Wir verstehen Zusammenhänge und wir schenken Vertrauen, wenn wir dieses Muster erkennen.

Wenn Sie in dieser Struktur erzählen, dann lehnen sich die Zuhörer vor und fragen begierig: Und. Wie geht es weiter? Erzähl schon!

Wenn Sie eine Change Story nicht so erzählen, dann mag sie auch funktionieren. Die Wahrscheinlichkeit ist allerdings eher gering. Fällt der erste Akt raus, wird die Story unverständlich. Und fällt der zweite Akt raus, wird sie unglaubwürdig. Fällt der dritte Akt raus, halte ich es für weniger schlimm. Vielleicht stecken Sie ja mitten im zweiten Akt, wenn Sie die Story erzählen.

Wenn alles aufgelöst ist, muss der dritte Akt natürlich folgen, damit die Zuhörer sich wieder entspannen und mit Ihnen aufatmen können. Damit das Vertrauen in Sie gestärkt wird.

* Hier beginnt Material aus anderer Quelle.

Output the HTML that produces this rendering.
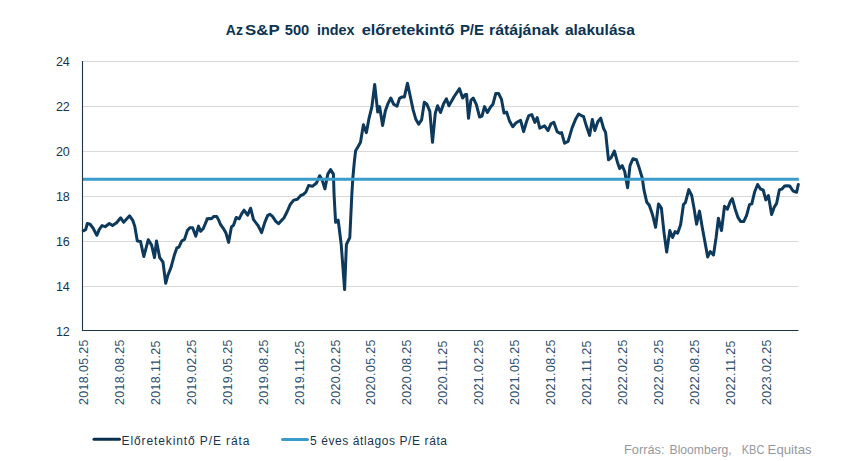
<!DOCTYPE html>
<html><head><meta charset="utf-8"><title>chart</title>
<style>
html,body{margin:0;padding:0;background:#fff;}
body{width:850px;height:461px;overflow:hidden;font-family:"Liberation Sans",sans-serif;}
svg{display:block}
text{font-family:"Liberation Sans",sans-serif;}
.title{font-size:14.6px;font-weight:bold;fill:#0b3352;letter-spacing:0px}
.yl{font-size:12.5px;fill:#17354f;letter-spacing:-0.25px}
.xl{font-size:12.4px;fill:#2e506b;letter-spacing:0.36px}
.lg{font-size:12px;fill:#17354f;}
.src{font-size:12.8px;fill:#96989f;letter-spacing:0px}
</style></head><body>
<svg width="850" height="461" viewBox="0 0 850 461">
<rect width="850" height="461" fill="#fff"/>
<text x="225.8" y="35" class="title" textLength="17.1" lengthAdjust="spacingAndGlyphs">Az</text>
<text x="245.1" y="35" class="title" textLength="34.6" lengthAdjust="spacingAndGlyphs">S&amp;P</text>
<text x="284.8" y="35" class="title" textLength="24.5" lengthAdjust="spacingAndGlyphs">500</text>
<text x="316.9" y="35" class="title" textLength="37.5" lengthAdjust="spacingAndGlyphs">index</text>
<text x="361.7" y="35" class="title" textLength="92.7" lengthAdjust="spacingAndGlyphs">előretekintő</text>
<text x="459.9" y="35" class="title" textLength="24.1" lengthAdjust="spacingAndGlyphs">P/E</text>
<text x="489.0" y="35" class="title" textLength="69.9" lengthAdjust="spacingAndGlyphs">rátájának</text>
<text x="564.9" y="35" class="title" textLength="69.9" lengthAdjust="spacingAndGlyphs">alakulása</text>
<line x1="83" x2="798.5" y1="61.5" y2="61.5" stroke="#d9d9d9" stroke-width="1"/><line x1="83" x2="798.5" y1="106.5" y2="106.5" stroke="#d9d9d9" stroke-width="1"/><line x1="83" x2="798.5" y1="151.5" y2="151.5" stroke="#d9d9d9" stroke-width="1"/><line x1="83" x2="798.5" y1="196.5" y2="196.5" stroke="#d9d9d9" stroke-width="1"/><line x1="83" x2="798.5" y1="241.5" y2="241.5" stroke="#d9d9d9" stroke-width="1"/><line x1="83" x2="798.5" y1="286.5" y2="286.5" stroke="#d9d9d9" stroke-width="1"/>
<text x="69.5" y="66.0" text-anchor="end" class="yl">24</text><text x="69.5" y="111.0" text-anchor="end" class="yl">22</text><text x="69.5" y="156.0" text-anchor="end" class="yl">20</text><text x="69.5" y="201.0" text-anchor="end" class="yl">18</text><text x="69.5" y="246.0" text-anchor="end" class="yl">16</text><text x="69.5" y="291.0" text-anchor="end" class="yl">14</text><text x="69.5" y="336.0" text-anchor="end" class="yl">12</text>
<text transform="translate(88.00,404.9) rotate(-90)" class="xl">2018.05.25</text><text transform="translate(123.93,404.9) rotate(-90)" class="xl">2018.08.25</text><text transform="translate(159.86,404.9) rotate(-90)" class="xl">2018.11.25</text><text transform="translate(195.79,404.9) rotate(-90)" class="xl">2019.02.25</text><text transform="translate(231.72,404.9) rotate(-90)" class="xl">2019.05.25</text><text transform="translate(267.65,404.9) rotate(-90)" class="xl">2019.08.25</text><text transform="translate(303.58,404.9) rotate(-90)" class="xl">2019.11.25</text><text transform="translate(339.51,404.9) rotate(-90)" class="xl">2020.02.25</text><text transform="translate(375.44,404.9) rotate(-90)" class="xl">2020.05.25</text><text transform="translate(411.37,404.9) rotate(-90)" class="xl">2020.08.25</text><text transform="translate(447.30,404.9) rotate(-90)" class="xl">2020.11.25</text><text transform="translate(483.23,404.9) rotate(-90)" class="xl">2021.02.25</text><text transform="translate(519.16,404.9) rotate(-90)" class="xl">2021.05.25</text><text transform="translate(555.09,404.9) rotate(-90)" class="xl">2021.08.25</text><text transform="translate(591.02,404.9) rotate(-90)" class="xl">2021.11.25</text><text transform="translate(626.95,404.9) rotate(-90)" class="xl">2022.02.25</text><text transform="translate(662.88,404.9) rotate(-90)" class="xl">2022.05.25</text><text transform="translate(698.81,404.9) rotate(-90)" class="xl">2022.08.25</text><text transform="translate(734.74,404.9) rotate(-90)" class="xl">2022.11.25</text><text transform="translate(770.67,404.9) rotate(-90)" class="xl">2023.02.25</text>
<path d="M83.3,230.8 L85.7,229.6 L87.3,223.5 L90.1,224.3 L93.0,228.0 L96.8,235.3 L99.2,229.6 L102.0,225.6 L105.2,226.7 L109.3,223.5 L112.5,225.6 L116.6,222.8 L120.7,217.8 L123.6,222.3 L129.6,215.8 L132.9,220.7 L134.8,226.4 L137.3,241.0 L140.5,241.4 L143.8,256.5 L148.3,239.7 L151.6,245.1 L154.5,257.6 L156.5,241.0 L159.7,257.6 L163.0,262.2 L165.7,283.3 L167.9,275.2 L171.1,267.1 L174.4,254.9 L176.8,248.0 L178.9,247.2 L181.7,241.0 L184.5,239.4 L187.4,230.5 L189.8,227.7 L192.6,227.7 L195.8,236.2 L198.5,226.1 L200.7,231.3 L203.3,228.5 L206.9,219.9 L207.0,218.8 L209.6,218.5 L211.5,218.8 L213.9,216.4 L216.7,216.4 L218.8,220.4 L220.5,224.5 L222.9,227.8 L225.8,232.6 L228.6,242.4 L231.4,226.9 L233.5,225.3 L236.2,217.5 L239.2,218.8 L241.6,213.9 L244.0,210.2 L247.6,215.2 L250.6,208.2 L253.5,219.6 L257.9,225.3 L261.6,232.6 L264.9,222.1 L267.6,215.6 L269.8,214.3 L272.5,216.4 L275.8,221.3 L278.5,223.7 L281.5,220.4 L283.9,218.0 L287.2,211.5 L290.4,204.2 L293.7,200.1 L297.4,199.3 L300.7,195.5 L303.4,194.4 L305.9,192.0 L308.6,185.5 L312.4,186.3 L316.5,183.0 L319.7,175.7 L322.1,179.8 L324.9,188.9 L327.8,174.1 L330.6,169.6 L333.4,174.1 L334.1,195.3 L335.6,222.3 L338.2,220.2 L341.2,244.5 L344.6,289.6 L346.4,244.5 L349.8,237.5 L351.8,195.3 L352.8,178.4 L354.2,163.2 L355.6,150.7 L358.0,146.8 L360.5,142.3 L363.4,124.8 L366.4,132.6 L368.9,118.9 L371.8,107.2 L374.7,84.4 L377.7,112.1 L379.6,106.6 L382.6,125.4 L385.3,111.1 L387.8,103.9 L390.8,98.0 L393.7,104.3 L397.0,106.2 L399.5,98.4 L402.1,96.9 L404.4,96.9 L407.5,83.2 L410.3,96.5 L413.2,110.1 L415.7,118.9 L418.7,124.2 L421.6,119.9 L424.3,102.3 L426.9,104.3 L429.8,111.1 L432.5,142.3 L435.3,113.1 L437.6,105.8 L440.5,112.5 L443.5,103.9 L446.4,98.8 L448.9,105.8 L454.2,96.5 L459.5,88.7 L462.6,98.0 L465.3,94.5 L466.6,94.5 L468.5,118.3 L470.9,100.4 L473.2,98.0 L476.3,104.3 L479.6,117.0 L482.0,116.0 L484.5,106.6 L487.4,112.5 L490.4,107.2 L492.9,104.3 L495.8,93.5 L498.6,93.5 L501.5,99.4 L504.0,113.1 L506.6,112.1 L509.5,120.9 L512.8,126.7 L516.1,122.8 L520.6,120.3 L523.6,131.6 L526.5,121.8 L528.8,115.6 L531.8,114.6 L534.9,122.4 L537.2,117.6 L539.8,128.1 L544.6,125.8 L548.0,130.6 L550.9,123.8 L553.8,122.2 L557.1,131.6 L559.7,133.2 L561.6,132.6 L564.6,143.3 L568.1,141.4 L572.0,128.1 L575.7,118.9 L578.6,114.0 L582.1,116.0 L583.5,116.4 L586.4,126.1 L589.6,135.4 L592.3,119.4 L594.8,130.5 L597.8,121.7 L600.7,118.2 L603.6,128.5 L605.6,132.4 L608.5,159.8 L611.0,157.8 L614.4,151.0 L617.3,161.7 L619.6,168.6 L622.2,165.6 L624.7,171.5 L627.6,187.7 L630.0,165.6 L632.9,158.8 L636.4,159.8 L639.1,167.6 L642.3,178.3 L643.9,189.6 L646.8,202.3 L649.3,205.3 L652.6,215.0 L655.6,227.3 L658.5,203.9 L661.4,208.2 L664.0,232.6 L666.7,252.1 L669.8,230.6 L672.6,237.5 L675.1,231.6 L677.6,233.2 L680.6,224.8 L683.5,204.3 L685.4,202.7 L688.8,189.6 L691.7,195.5 L694.2,209.2 L696.6,224.2 L699.5,211.1 L702.0,226.1 L705.0,242.3 L707.7,257.0 L710.2,251.5 L713.5,255.0 L716.1,237.5 L718.4,218.3 L721.5,230.6 L724.5,206.2 L727.4,209.2 L730.3,201.4 L732.3,198.6 L735.2,209.2 L738.1,217.7 L740.7,221.6 L743.7,221.6 L746.5,215.7 L749.5,204.7 L751.8,203.8 L754.7,191.7 L757.6,184.5 L760.6,189.1 L763.2,190.0 L765.8,199.9 L768.4,195.6 L771.6,214.4 L774.2,207.3 L776.6,203.4 L779.4,189.7 L782.0,189.1 L784.6,186.1 L787.2,185.8 L789.8,186.1 L793.1,191.0 L796.6,192.3 L798.3,184.5" fill="none" stroke="#0d395c" stroke-width="3" stroke-linejoin="round" stroke-linecap="round"/>
<line x1="82.5" x2="798.8" y1="179.3" y2="179.3" stroke="#3a9ccb" stroke-width="3"/>
<line x1="82.5" x2="82.5" y1="61" y2="331" stroke="#1f3542" stroke-width="1.1"/>
<line x1="82" x2="798.5" y1="330.5" y2="330.5" stroke="#1f3542" stroke-width="1.1"/>
<line x1="94" x2="119.5" y1="439.3" y2="439.3" stroke="#0a3050" stroke-width="3" stroke-linecap="round"/>
<text x="121.5" y="444.5" class="lg" textLength="128" lengthAdjust="spacing">Előretekintő P/E ráta</text>
<line x1="282.5" x2="307.5" y1="439.4" y2="439.4" stroke="#3a9ccb" stroke-width="3" stroke-linecap="round"/>
<text x="310" y="444.5" class="lg" textLength="137" lengthAdjust="spacing">5 éves átlagos P/E ráta</text>
<text x="624" y="453.5" class="src" textLength="40.5" lengthAdjust="spacingAndGlyphs">Forrás:</text>
<text x="669.6" y="453.5" class="src" textLength="62" lengthAdjust="spacingAndGlyphs">Bloomberg,</text>
<text x="741.8" y="453.5" class="src" textLength="22.5" lengthAdjust="spacingAndGlyphs">KBC</text>
<text x="767.6" y="453.5" class="src" textLength="44" lengthAdjust="spacingAndGlyphs">Equitas</text>
</svg>
</body></html>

Change Storys: So kommt das Neue in die Welt

Schritt 1: Träumen

Es geht darum, einen Traum, eine Idee, eine Utopie so konkret und so einfühlsam wie möglich zu beschreiben. Das Ziel: Alle Zuhörerinnen und Zuhörer müssen ihn ebenso träumen. Ein gutes Beispiel dafür gibt Martin Luther Kings Rede „I have a dream“.

Schritt 2: Springen

Das ist der Moment der Entscheidung. Wir gehen auf unbekanntes Terrain. Dabei sollte die Story unmissverständlich vermitteln: Es gibt kein zurück! Diesen Geist vermittelt zum Beispiel Buddhas berühmte Story über das Floß.

Schritt 3: Kämpfen

Es geht um Tapferkeit, um Durchhalten. Für diese Art Storys findet sich ein herausragende Rede in Shakespeares Heinrich V. Sie endet: „Denn welcher heut sein Blut mit mir vergießt, der wird mein Bruder. Sei er noch so niedrig, der heutige Tag wird adeln seinen Stand.“

Schritt 4: Klettern

Durchhalten, zurückblicken, was wir schon alles geschafft haben und worauf können wir uns freuen?

Schritt 5: Ankommen

Das ist der Moment des Glücks. Wichtig ist hier auch, die Punkte der Geschichte noch einmal zu verbinden und stolz zu sein auf jeden Einzelnen. Apple-Gründer Steve Jobs hält so eine Ankommen-Rede, die zugleich auch eine Weiter-Rede ist in Stanford. Jeder kennt sie, doch es schadet nichts, sie wieder und wieder zu sehen!